--- start Dataset content ---

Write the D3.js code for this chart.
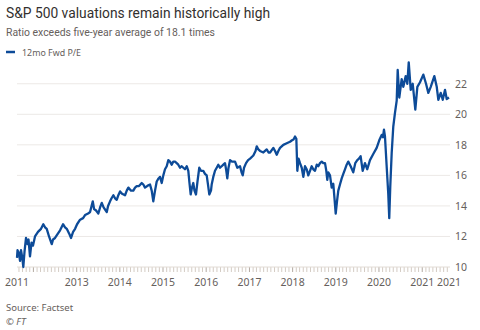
<!DOCTYPE html>
<html>
<head>
<meta charset="utf-8">
<script src="https://cdn.jsdelivr.net/npm/d3@7"></script>
<style>
  body { margin: 0; background: #ffffff; }
  svg text { font-family: "Noto Sans", "Open Sans", sans-serif; }
  svg text.head { font-family: Roboto, "Noto Sans", sans-serif; }
</style>
</head>
<body>
<div id="chart"></div>
<script>
// 12-month forward P/E, weekly-ish readings as decimal years
var years = [
  2011.620, 2011.632, 2011.667, 2011.690, 2011.713, 2011.743, 2011.766, 2011.794, 2011.829, 2011.863,
  2011.887, 2011.921, 2011.956, 2011.991, 2012.037, 2012.106, 2012.176, 2012.229, 2012.269, 2012.308,
  2012.361, 2012.424, 2012.454, 2012.500, 2012.546, 2012.616, 2012.685, 2012.731, 2012.771, 2012.824,
  2012.870, 2012.917, 2012.963, 2013.009, 2013.079, 2013.148, 2013.194, 2013.264, 2013.310, 2013.345,
  2013.373, 2013.403, 2013.449, 2013.502, 2013.542, 2013.581, 2013.623, 2013.697, 2013.727, 2013.773,
  2013.808, 2013.850, 2013.889, 2013.928, 2013.965, 2014.005, 2014.051, 2014.120, 2014.160, 2014.197,
  2014.259, 2014.312, 2014.352, 2014.391, 2014.444, 2014.507, 2014.544, 2014.583, 2014.660, 2014.699,
  2014.738, 2014.775, 2014.815, 2014.854, 2014.896, 2014.931, 2014.970, 2015.007, 2015.046, 2015.086,
  2015.123, 2015.162, 2015.201, 2015.238, 2015.278, 2015.317, 2015.354, 2015.394, 2015.433, 2015.470,
  2015.509, 2015.549, 2015.586, 2015.613, 2015.641, 2015.671, 2015.701, 2015.729, 2015.764, 2015.799,
  2015.840, 2015.880, 2015.933, 2015.972, 2016.012, 2016.042, 2016.072, 2016.111, 2016.127, 2016.164,
  2016.204, 2016.243, 2016.280, 2016.319, 2016.359, 2016.396, 2016.435, 2016.465, 2016.488, 2016.516,
  2016.551, 2016.597, 2016.667, 2016.720, 2016.782, 2016.817, 2016.845, 2016.875, 2016.921, 2016.968,
  2017.014, 2017.090, 2017.141, 2017.169, 2017.206, 2017.245, 2017.322, 2017.400, 2017.442, 2017.477,
  2017.553, 2017.593, 2017.632, 2017.669, 2017.708, 2017.785, 2017.863, 2017.940, 2017.986, 2018.021,
  2018.056, 2018.086, 2018.109, 2018.137, 2018.171, 2018.211, 2018.248, 2018.287, 2018.326, 2018.363,
  2018.403, 2018.442, 2018.479, 2018.519, 2018.558, 2018.595, 2018.634, 2018.674, 2018.711, 2018.750,
  2018.780, 2018.803, 2018.826, 2018.866, 2018.905, 2018.942, 2018.970, 2018.998, 2019.028, 2019.058,
  2019.097, 2019.137, 2019.174, 2019.213, 2019.252, 2019.289, 2019.345, 2019.405, 2019.451, 2019.498,
  2019.537, 2019.576, 2019.623, 2019.676, 2019.729, 2019.792, 2019.868, 2019.947, 2020.007, 2020.063,
  2020.093, 2020.116, 2020.139, 2020.178, 2020.215, 2020.238, 2020.262, 2020.294, 2020.331, 2020.370,
  2020.410, 2020.433, 2020.470, 2020.525, 2020.563, 2020.618, 2020.655, 2020.688, 2020.734, 2020.780,
  2020.840, 2020.887, 2020.949, 2021.025, 2021.088, 2021.141, 2021.197, 2021.280, 2021.336, 2021.373,
  2021.428, 2021.475, 2021.528, 2021.567, 2021.620
];

var peRatio = [
  10.6, 11.1, 10.9, 10.4, 11.1, 10.6, 10.0, 11.0, 11.9, 11.5,
  11.8, 10.7, 11.6, 11.4, 12.0, 12.3, 12.5, 12.8, 12.6, 12.5,
  12.0, 11.5, 11.8, 11.9, 12.1, 12.4, 12.8, 12.6, 12.5, 12.2,
  11.9, 12.3, 12.5, 12.8, 13.1, 13.2, 13.4, 13.5, 13.6, 14.0,
  14.3, 13.8, 13.7, 13.5, 13.9, 14.2, 13.9, 13.6, 14.0, 14.3,
  14.5, 14.7, 14.5, 14.4, 14.7, 14.95, 14.8, 14.7, 15.0, 15.2,
  15.0, 15.0, 15.2, 15.3, 15.3, 15.5, 15.4, 15.2, 15.35, 15.4,
  15.0, 14.3, 15.0, 15.6, 15.8, 15.9, 15.5, 16.0, 16.4, 16.6,
  17.0, 16.9, 16.7, 16.9, 16.9, 16.8, 16.7, 16.5, 16.6, 16.5,
  16.4, 16.6, 16.3, 15.5, 14.75, 15.2, 15.5, 15.0, 14.75, 15.6,
  16.5, 16.3, 16.3, 16.1, 16.0, 15.4, 14.75, 15.0, 15.4, 15.9,
  16.3, 16.5, 16.7, 16.5, 16.6, 16.7, 16.8, 16.3, 15.8, 16.5,
  17.0, 16.9, 16.9, 16.5, 16.6, 16.2, 16.0, 16.5, 16.8, 17.0,
  17.1, 17.3, 17.6, 17.9, 17.7, 17.6, 17.5, 17.7, 17.5, 17.5,
  17.8, 17.6, 17.35, 17.6, 17.8, 18.0, 18.1, 18.2, 18.3, 18.35,
  18.55, 18.4, 16.3, 17.1, 16.8, 16.5, 15.9, 16.6, 16.4, 16.0,
  16.3, 16.6, 16.4, 16.3, 16.7, 16.6, 16.8, 16.9, 16.8, 16.8,
  16.3, 15.7, 16.2, 16.0, 15.2, 15.45, 14.5, 13.5, 14.3, 15.0,
  15.4, 15.8, 16.1, 16.4, 16.7, 16.9, 16.6, 16.2, 16.8, 17.0,
  17.1, 17.25, 16.3, 16.8, 16.4, 17.0, 17.4, 17.8, 18.3, 18.65,
  18.5, 19.0, 18.55, 16.6, 14.8, 13.2, 15.3, 17.45, 19.2, 20.1,
  20.9, 22.9, 21.1, 22.3, 21.8, 22.5, 22.0, 23.4, 21.6, 22.0,
  20.3, 21.8, 22.1, 22.6, 22.0, 21.4, 21.8, 22.5, 21.8, 20.95,
  21.4, 20.95, 21.6, 21.0, 21.1
];

var yTicks = [10, 12, 14, 16, 18, 20, 22];
var xTickYears = [2011.62, 2013, 2014, 2015, 2016, 2017, 2018, 2019, 2020, 2021, 2021.62];
var xTickLabels = ["2011", "2013", "2014", "2015", "2016", "2017", "2018", "2019", "2020", "2021", "2021"];

// decimal year -> Date
function toDate(y) {
    var yr = Math.floor(y);
    var start = new Date(yr, 0, 1), end = new Date(yr + 1, 0, 1);
    return new Date(+start + (y - yr) * (end - start));
}

var data = years.map(function(y, i) { return {date: toDate(y), value: peRatio[i]}; });

var width = 480, height = 330;
var margin = {top: 62, right: 31, bottom: 63, left: 17};
var blue = "#0d4b98", grey = "#66605c";

var svg = d3.select("#chart").append("svg")
    .attr("width", width)
    .attr("height", height);

var x = d3.scaleTime()
    .domain([toDate(xTickYears[0]), toDate(xTickYears[xTickYears.length - 1])])
    .range([margin.left, width - margin.right]);

var y = d3.scaleLinear()
    .domain([10, 24])
    .range([height - margin.bottom, height - margin.bottom - 14 * 15.27]);

// titles
svg.append("text")
    .attr("class", "head")
    .attr("x", 6).attr("y", 18)
    .attr("font-size", 15.5)
    .attr("fill", "#33302e")
    .attr("textLength", 264)
    .attr("lengthAdjust", "spacingAndGlyphs")
    .text("S&P 500 valuations remain historically high");

svg.append("text")
    .attr("class", "head")
    .attr("x", 6).attr("y", 36)
    .attr("font-size", 11)
    .attr("fill", grey)
    .attr("textLength", 209)
    .attr("lengthAdjust", "spacingAndGlyphs")
    .text("Ratio exceeds five-year average of 18.1 times");

// legend
svg.append("line")
    .attr("x1", 6).attr("x2", 15)
    .attr("y1", 52).attr("y2", 52)
    .attr("stroke", blue)
    .attr("stroke-width", 2.5);

svg.append("text")
    .attr("x", 22).attr("y", 55.5)
    .attr("font-size", 9.5)
    .attr("fill", grey)
    .attr("textLength", 59)
    .attr("lengthAdjust", "spacingAndGlyphs")
    .text("12mo Fwd P/E");

// horizontal gridlines + right-hand labels
var grid = svg.append("g");
grid.selectAll("line")
    .data(yTicks.filter(function(d) { return d > 10; }))
    .enter().append("line")
    .attr("x1", margin.left).attr("x2", width - margin.right + 1)
    .attr("y1", function(d) { return y(d); })
    .attr("y2", function(d) { return y(d); })
    .attr("stroke", "#ece9e6")
    .attr("stroke-width", 1);

svg.append("g").selectAll("text")
    .data(yTicks)
    .enter().append("text")
    .attr("x", width - margin.right + 6)
    .attr("y", function(d) { return y(d) + 4; })
    .attr("font-size", 10.5)
    .attr("fill", grey)
    .text(function(d) { return d; });

// monthly ticks hanging below the baseline
var base = y(10);
var months = d3.timeMonth.range(x.domain()[0], x.domain()[1]);
svg.append("g").selectAll("line")
    .data(months)
    .enter().append("line")
    .attr("x1", function(d) { return x(d); })
    .attr("x2", function(d) { return x(d); })
    .attr("y1", base)
    .attr("y2", base + 5)
    .attr("stroke", function(d) { return d.getMonth() === 0 ? "#b3aaa2" : "#d4ccc4"; })
    .attr("stroke-width", 1);

svg.append("line")
    .attr("x1", margin.left).attr("x2", width - margin.right + 1)
    .attr("y1", base).attr("y2", base)
    .attr("stroke", "#e2dcd6")
    .attr("stroke-width", 1);

// year labels
svg.append("g").selectAll("text")
    .data(xTickYears)
    .enter().append("text")
    .attr("x", function(d) { return x(toDate(d)); })
    .attr("y", base + 19)
    .attr("text-anchor", "middle")
    .attr("font-size", 10.5)
    .attr("fill", grey)
    .text(function(d, i) { return xTickLabels[i]; });

// the P/E line
var line = d3.line()
    .x(function(d) { return x(d.date); })
    .y(function(d) { return y(d.value); });

svg.append("path")
    .datum(data)
    .attr("d", line)
    .attr("fill", "none")
    .attr("stroke", blue)
    .attr("stroke-width", 2.3)
    .attr("stroke-linejoin", "round");

// footer
svg.append("text")
    .attr("x", 6).attr("y", 311)
    .attr("font-size", 9.5)
    .attr("fill", grey)
    .text("Source: Factset");

svg.append("text")
    .attr("x", 6).attr("y", 325)
    .attr("font-size", 9.5)
    .attr("font-style", "italic")
    .attr("fill", grey)
    .text("© FT");
</script>
</body>
</html>
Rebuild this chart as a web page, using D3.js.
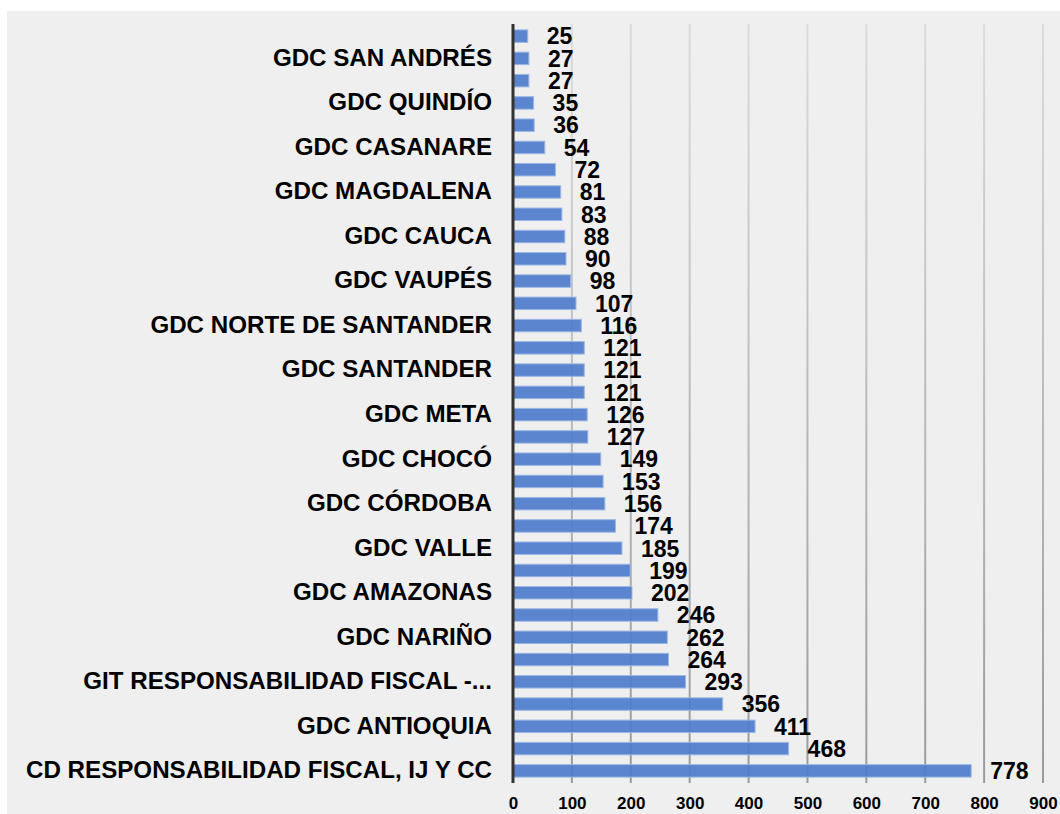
<!DOCTYPE html>
<html>
<head>
<meta charset="utf-8">
<script src="https://cdn.jsdelivr.net/npm/d3@7"></script>
<style>
  body { margin: 0; background: #fff; font-family: "Liberation Sans", Arial, sans-serif; }
</style>
</head>
<body>
<div id="chart"></div>
<script>
// labels shown on the axis (every second category carries a visible label)
var labels = [
  "", "GDC SAN ANDRÉS", "", "GDC QUINDÍO", "", "GDC CASANARE", "", "GDC MAGDALENA",
  "", "GDC CAUCA", "", "GDC VAUPÉS", "", "GDC NORTE DE SANTANDER", "", "GDC SANTANDER",
  "", "GDC META", "", "GDC CHOCÓ", "", "GDC CÓRDOBA", "", "GDC VALLE",
  "", "GDC  AMAZONAS", "", "GDC NARIÑO", "", "GIT RESPONSABILIDAD FISCAL -...", "", "GDC ANTIOQUIA",
  "", "CD RESPONSABILIDAD FISCAL, IJ Y CC"
];
var values = [
  25, 27, 27, 35, 36, 54, 72, 81, 83, 88, 90, 98, 107, 116, 121, 121, 121, 126,
  127, 149, 153, 156, 174, 185, 199, 202, 246, 262, 264, 293, 356, 411, 468, 778
];
var ticks = [0, 100, 200, 300, 400, 500, 600, 700, 800, 900];

function plot() {
  var width = 1060, height = 814;

  var svg = d3.select("#chart").append("svg")
      .attr("width", width)
      .attr("height", height);

  // panel
  svg.append("rect")
      .attr("x", 7).attr("y", 11)
      .attr("width", width - 7).attr("height", height - 11)
      .attr("fill", "#efefef");

  var defs = svg.append("defs");
  var grad = defs.append("linearGradient")
      .attr("id", "gridgrad")
      .attr("gradientUnits", "userSpaceOnUse")
      .attr("x1", 0).attr("y1", 24).attr("x2", 0).attr("y2", 783);
  grad.append("stop").attr("offset", "0%").attr("stop-color", "#dcdcdc");
  grad.append("stop").attr("offset", "100%").attr("stop-color", "#9a9a9a");

  var x = d3.scaleLinear().domain([0, 900]).range([513, 1043]);
  var y = d3.scaleBand()
      .domain(d3.range(values.length))
      .range([25, 782])
      .paddingInner(0.44)
      .paddingOuter(0.22);

  // grid
  svg.append("g").selectAll("line")
    .data(ticks.slice(1))
    .enter().append("line")
      .attr("x1", function(d) { return x(d); })
      .attr("x2", function(d) { return x(d); })
      .attr("y1", 24).attr("y2", 783)
      .attr("stroke", "url(#gridgrad)")
      .attr("stroke-width", 2);

  // bars
  svg.append("g").selectAll("rect")
    .data(values)
    .enter().append("rect")
      .attr("x", x(0))
      .attr("y", function(d, i) { return y(i); })
      .attr("width", function(d) { return x(d) - x(0); })
      .attr("height", y.bandwidth())
      .attr("fill", "#4f7ccc")
      .attr("fill-opacity", 0.92)
      .attr("stroke", "#9bb7e4")
      .attr("stroke-width", 1);

  // value labels
  svg.append("g").selectAll("text")
    .data(values)
    .enter().append("text")
      .attr("x", function(d) { return x(d) + 19; })
      .attr("y", function(d, i) { return y(i) + y.bandwidth() / 2; })
      .attr("dy", "0.36em")
      .attr("font-size", 23)
      .attr("font-weight", "bold")
      .attr("fill", "#000")
      .text(function(d) { return d; });

  // category axis
  var yAxis = d3.axisLeft(y)
      .tickSize(0)
      .tickPadding(21)
      .tickFormat(function(i) { return labels[i] || ""; });
  var gy = svg.append("g")
      .attr("transform", "translate(" + x(0) + ",0)")
      .call(yAxis);
  gy.select(".domain").remove();
  gy.selectAll("text")
      .attr("font-size", 23)
      .attr("font-weight", "bold")
      .attr("font-family", "Liberation Sans, Arial, sans-serif")
      .attr("fill", "#000")
      .attr("x", -21 / 1.05)
      .attr("transform", "scale(1.05,1)");

  svg.append("line")
      .attr("x1", x(0)).attr("x2", x(0))
      .attr("y1", 24).attr("y2", 783)
      .attr("stroke", "#333")
      .attr("stroke-width", 3);

  // value axis
  var xAxis = d3.axisBottom(x)
      .tickValues(ticks)
      .tickSize(0)
      .tickPadding(14);
  var gx = svg.append("g")
      .attr("transform", "translate(0,783)")
      .call(xAxis);
  gx.select(".domain").remove();
  gx.selectAll("text")
      .attr("font-size", 17)
      .attr("font-weight", "bold")
      .attr("font-family", "Liberation Sans, Arial, sans-serif")
      .attr("fill", "#000");
}

plot();
</script>
</body>
</html>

--- end Dataset content ---

Direction: Copy all lines in the listing above where the string "chart" appears.

Result:
Write the D3.js code for this chart.
<div id="chart"></div>
var svg = d3.select("#chart").append("svg")
Rebuild this chart as a web page, using D3.js.
<div id="chart"></div>
  var svg = d3.select("#chart").append("svg")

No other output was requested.